小早川さんは、他にも興味深い点を次のように教えてくれました。「ウクライナ人は一人一人の突破力が強いと感じます。サッカーで例えるならストライカーの国でしょう。一方、日本は協調性を重んじる国で、パスを出すのは得意ですが、チームの外で個人で突破するのは苦手としています。シュートだけでもパス回しだけでもサッカーができませんし、この(個人とチームワークの)バランスが重要なのです。ウクライナには優秀な人がたくさんいますが、日本人にとってはチームワークが弱いと感じることもあります。逆に日本人は個の力が弱いです。これはお互いに学ぶべきことだと思います。」
小早川さんは、次のようにも述べています。「現在日本に避難しているウクライナの人々は、メディアの報道を通じて、平和な世界に慣れた日本人に平和のありがたさを教えてくれています。そして、平和への脅威によって祖国から逃れてくる海外の人々を受け入れることについて、改めて考える機会を与えてくれていると思います。」
JICAの日本人が見る将来の姿
長田さんによれば、日本によるウクライナに対する支援の規模の大きさに驚く人が多いとのことです。一般的に、日本は東欧諸国よりもアジア諸国との結びつきが強いので、そのような規模の支援は、前例のないものとなっています。
JICA職員のデスク(写真:クカー・ダリナ)
戦後のウクライナの行方について、杉本さんは次のように述べています。「日本が第二次世界大戦後にどのように復興を遂げたか、また、数々の災害をどのように乗り越えてきたかなど、さまざまな事例があります。技術やプランニングの面で何か有益なものがあるのではないかと思います。個人的には、日本から学ぶだけでなく、お互いに学び合うことも重要だと考えています。今では、JICAの研修を通じて、おもに公務員がウクライナに短期研修に来ています。また、今年からウクライナでの留学プログラムも再開しました。日本の機材や製品が、援助やビジネスを通じてウクライナの復興の一助となれば嬉しいですね。」
杉本さんは、日本とウクライナがより積極的に協力できる分野に関する考えについて、次のように述べています。「ウクライナで発展しているIT、デジタル、サイバーセキュリティなどのような新しい産業は、日本でも注目されています。ですから、このような分野で私たちはお互いに協力できると、私は考えています。
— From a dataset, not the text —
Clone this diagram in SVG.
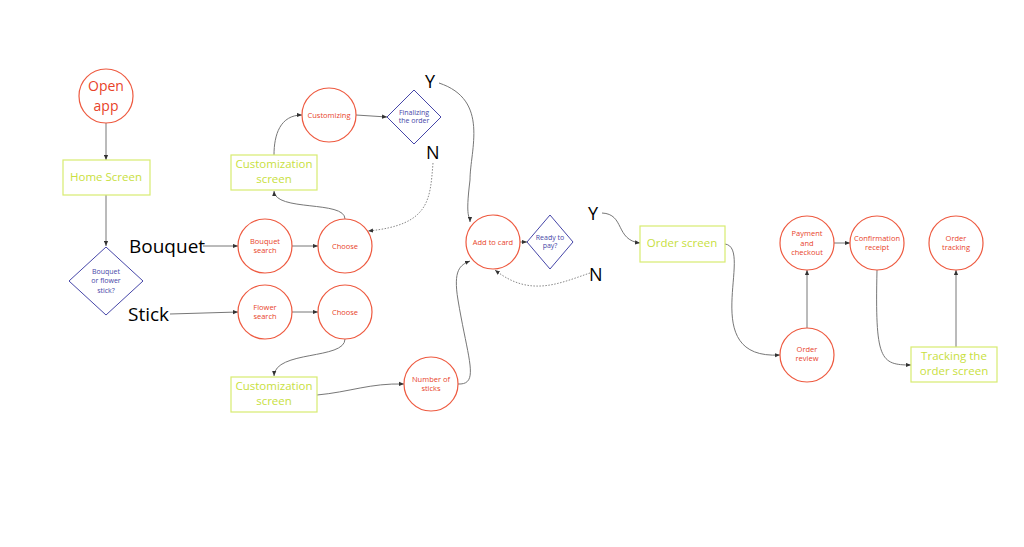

また、ウクライナに来るといつも思うのは、食べ物がとても美味しいということです。特に果物や野菜は、いつ店に行っても新鮮で安く大量に手に入ります。食べ物も美味しいですし、値段も日本の物価水準からすると信じられないくらい安いです。農業国としてのウクライナは魅力的です。新鮮な果物を輸出するのは難しいかもしれませんが、それらを加工して美味しいウクライナの食べ物を日本に流通させられるようになることを、私は期待しています。日本には海外の新しい食産業に興味を持っている人がたくさんいるので、それをビジネスとして成立させられたら素敵だと、私は思います。」
一方でJICAは、すでに経験のある分野を中心にウクライナに対する支援を続けていきたいと考えています。その例が、地雷撤去、インフラ、教育などです。杉本さんは、まずはJICAがウクライナのために何ができるかということに焦点を当て、その上で二国間協力について協議することが重要であると述べています。
「日本人はウクライナへ行っていますが、ウクライナの忍耐力と同時に柔軟性、適応能力に驚かされています。そして、JICAの原理事が笑顔で述べられたように、キーウが攻撃を受けた後も朝を迎え、生活を続けている限り、ウクライナ人は不滅なのです。」